DATA EXCERPT -
■ ■ ■ ■ ■
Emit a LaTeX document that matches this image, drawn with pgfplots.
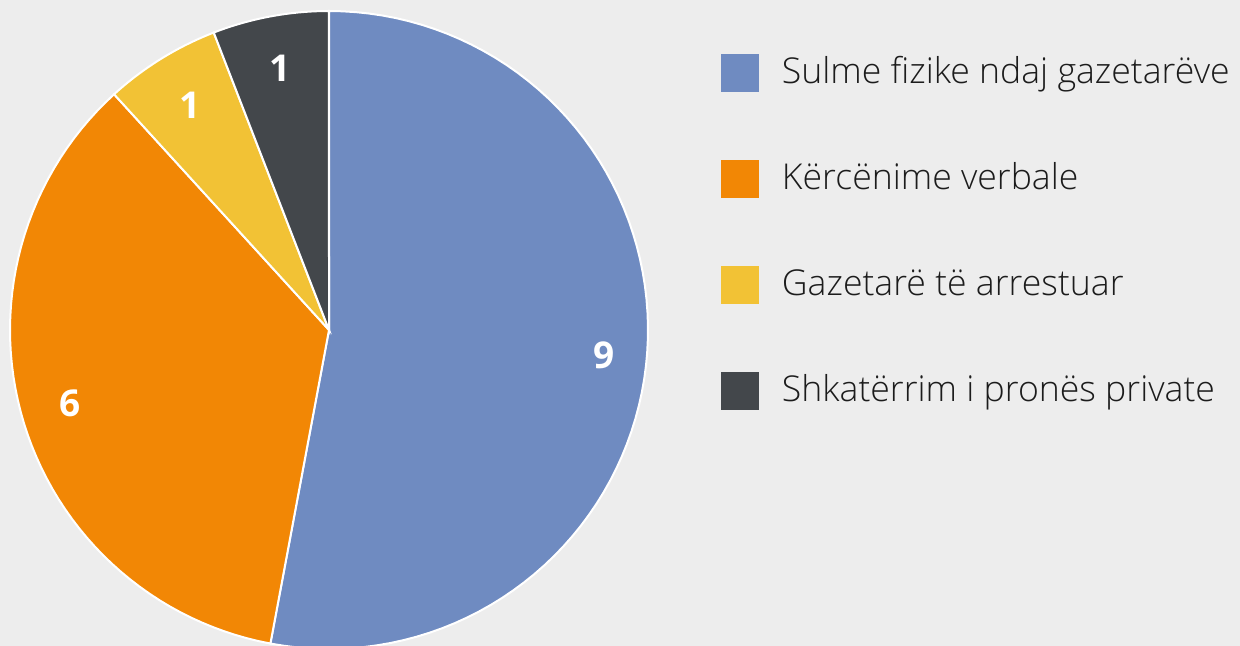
\documentclass[border=0pt]{standalone}
\usepackage{fontspec}
\setmainfont{Open Sans}[UprightFont=* Light, BoldFont=* Bold]
\usepackage{pgfplots}
\usepackage{pgfplotstable}
\pgfplotsset{compat=1.18}
\definecolor{bgc}{HTML}{EDEDED}
\definecolor{cblue}{HTML}{6F8BC1}
\definecolor{corange}{HTML}{F28705}
\definecolor{cyellow}{HTML}{F2C235}
\definecolor{cdark}{HTML}{43474B}
\definecolor{ctext}{HTML}{1C1C1C}
\pgfplotstableread{
value
9
6
1
1
}\piedata
\pgfplotstablegetelem{0}{value}\of\piedata \let\va\pgfplotsretval
\pgfplotstablegetelem{1}{value}\of\piedata \let\vb\pgfplotsretval
\pgfplotstablegetelem{2}{value}\of\piedata \let\vc\pgfplotsretval
\pgfplotstablegetelem{3}{value}\of\piedata \let\vd\pgfplotsretval
\pgfmathsetmacro\tot{\va+\vb+\vc+\vd}
\pgfmathsetmacro\aA{90}
\pgfmathsetmacro\aB{\aA-\va/\tot*360}
\pgfmathsetmacro\aC{\aB-\vb/\tot*360}
\pgfmathsetmacro\aD{\aC-\vc/\tot*360}
\pgfmathsetmacro\aE{\aD-\vd/\tot*360}
\begin{document}
\begin{tikzpicture}
\useasboundingbox (0,0) rectangle (620pt,323pt);
\clip (0,0) rectangle (620pt,323pt);
\fill[bgc] (0,0) rectangle (620pt,323pt);
\begin{axis}[
  at={(164.5pt,158pt)}, anchor=center,
  scale only axis, width=319pt, height=319pt,
  xmin=-1, xmax=1, ymin=-1, ymax=1,
  hide axis, clip=false,
  legend style={at={(axis cs:1.2288,0.865)}, anchor=north west,
    draw=none, fill=none, inner sep=0pt, outer sep=0pt,
    row sep=34pt, column sep=11.5pt,
    font=\fontsize{17.8}{20}\selectfont, text=ctext,
    nodes={inner sep=0pt, outer sep=0pt, anchor=west, text height=14pt, text depth=4pt}},
  legend cell align=left,
  legend image code/.code={\fill[#1, draw=none] (0pt,-9.5pt) rectangle (19pt,9.5pt);},
]
\addplot[fill=cblue, draw=white, line width=1pt, domain=\aB:\aA, samples=80]
  ({cos(x)},{sin(x)}) -- (axis cs:0,0) -- cycle;
\addlegendentry{Sulme fizike ndaj gazetarëve}
\addplot[fill=corange, draw=white, line width=1pt, domain=\aC:\aB, samples=60]
  ({cos(x)},{sin(x)}) -- (axis cs:0,0) -- cycle;
\addlegendentry{Kërcënime verbale}
\addplot[fill=cyellow, draw=white, line width=1pt, domain=\aD:\aC, samples=20]
  ({cos(x)},{sin(x)}) -- (axis cs:0,0) -- cycle;
\addlegendentry{Gazetarë të arrestuar}
\addplot[fill=cdark, draw=white, line width=1pt, domain=\aE:\aD, samples=20]
  ({cos(x)},{sin(x)}) -- (axis cs:0,0) -- cycle;
\addlegendentry{Shkatërrim i pronës private}
\pgfmathsetmacro\mA{(\aA+\aB)/2}
\pgfmathsetmacro\mB{(\aB+\aC)/2}
\pgfmathsetmacro\mC{(\aC+\aD)/2}
\pgfmathsetmacro\mD{(\aD+\aE)/2}
\node[text=white, font=\bfseries\fontsize{18.5}{20}\selectfont] at (axis cs:{0.865*cos(\mA)},{0.865*sin(\mA)}) {\va};
\node[text=white, font=\bfseries\fontsize{18.5}{20}\selectfont] at (axis cs:{0.845*cos(\mB)},{0.845*sin(\mB)}) {\vb};
\node[text=white, font=\bfseries\fontsize{18.5}{20}\selectfont] at (axis cs:{0.83*cos(\mC)},{0.83*sin(\mC)}) {\vc};
\node[text=white, font=\bfseries\fontsize{18.5}{20}\selectfont] at (axis cs:{0.835*cos(\mD)},{0.835*sin(\mD)}) {\vd};
\end{axis}
\end{tikzpicture}
\end{document}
■ ■ ■ ■ ■
YOUR OBJECTIVE -
Omit the pictures, and quote the material above exactly as given.

ANSWER FOR THIS EXERCISE -
Emit a LaTeX document that matches this image, drawn with pgfplots.
\documentclass[border=0pt]{standalone}
\usepackage{fontspec}
\setmainfont{Open Sans}[UprightFont=* Light, BoldFont=* Bold]
\usepackage{pgfplots}
\usepackage{pgfplotstable}
\pgfplotsset{compat=1.18}
\definecolor{bgc}{HTML}{EDEDED}
\definecolor{cblue}{HTML}{6F8BC1}
\definecolor{corange}{HTML}{F28705}
\definecolor{cyellow}{HTML}{F2C235}
\definecolor{cdark}{HTML}{43474B}
\definecolor{ctext}{HTML}{1C1C1C}
\pgfplotstableread{
value
9
6
1
1
}\piedata
\pgfplotstablegetelem{0}{value}\of\piedata \let\va\pgfplotsretval
\pgfplotstablegetelem{1}{value}\of\piedata \let\vb\pgfplotsretval
\pgfplotstablegetelem{2}{value}\of\piedata \let\vc\pgfplotsretval
\pgfplotstablegetelem{3}{value}\of\piedata \let\vd\pgfplotsretval
\pgfmathsetmacro\tot{\va+\vb+\vc+\vd}
\pgfmathsetmacro\aA{90}
\pgfmathsetmacro\aB{\aA-\va/\tot*360}
\pgfmathsetmacro\aC{\aB-\vb/\tot*360}
\pgfmathsetmacro\aD{\aC-\vc/\tot*360}
\pgfmathsetmacro\aE{\aD-\vd/\tot*360}
\begin{document}
\begin{tikzpicture}
\useasboundingbox (0,0) rectangle (620pt,323pt);
\clip (0,0) rectangle (620pt,323pt);
\fill[bgc] (0,0) rectangle (620pt,323pt);
\begin{axis}[
  at={(164.5pt,158pt)}, anchor=center,
  scale only axis, width=319pt, height=319pt,
  xmin=-1, xmax=1, ymin=-1, ymax=1,
  hide axis, clip=false,
  legend style={at={(axis cs:1.2288,0.865)}, anchor=north west,
    draw=none, fill=none, inner sep=0pt, outer sep=0pt,
    row sep=34pt, column sep=11.5pt,
    font=\fontsize{17.8}{20}\selectfont, text=ctext,
    nodes={inner sep=0pt, outer sep=0pt, anchor=west, text height=14pt, text depth=4pt}},
  legend cell align=left,
  legend image code/.code={\fill[#1, draw=none] (0pt,-9.5pt) rectangle (19pt,9.5pt);},
]
\addplot[fill=cblue, draw=white, line width=1pt, domain=\aB:\aA, samples=80]
  ({cos(x)},{sin(x)}) -- (axis cs:0,0) -- cycle;
\addlegendentry{Sulme fizike ndaj gazetarëve}
\addplot[fill=corange, draw=white, line width=1pt, domain=\aC:\aB, samples=60]
  ({cos(x)},{sin(x)}) -- (axis cs:0,0) -- cycle;
\addlegendentry{Kërcënime verbale}
\addplot[fill=cyellow, draw=white, line width=1pt, domain=\aD:\aC, samples=20]
  ({cos(x)},{sin(x)}) -- (axis cs:0,0) -- cycle;
\addlegendentry{Gazetarë të arrestuar}
\addplot[fill=cdark, draw=white, line width=1pt, domain=\aE:\aD, samples=20]
  ({cos(x)},{sin(x)}) -- (axis cs:0,0) -- cycle;
\addlegendentry{Shkatërrim i pronës private}
\pgfmathsetmacro\mA{(\aA+\aB)/2}
\pgfmathsetmacro\mB{(\aB+\aC)/2}
\pgfmathsetmacro\mC{(\aC+\aD)/2}
\pgfmathsetmacro\mD{(\aD+\aE)/2}
\node[text=white, font=\bfseries\fontsize{18.5}{20}\selectfont] at (axis cs:{0.865*cos(\mA)},{0.865*sin(\mA)}) {\va};
\node[text=white, font=\bfseries\fontsize{18.5}{20}\selectfont] at (axis cs:{0.845*cos(\mB)},{0.845*sin(\mB)}) {\vb};
\node[text=white, font=\bfseries\fontsize{18.5}{20}\selectfont] at (axis cs:{0.83*cos(\mC)},{0.83*sin(\mC)}) {\vc};
\node[text=white, font=\bfseries\fontsize{18.5}{20}\selectfont] at (axis cs:{0.835*cos(\mD)},{0.835*sin(\mD)}) {\vd};
\end{axis}
\end{tikzpicture}
\end{document}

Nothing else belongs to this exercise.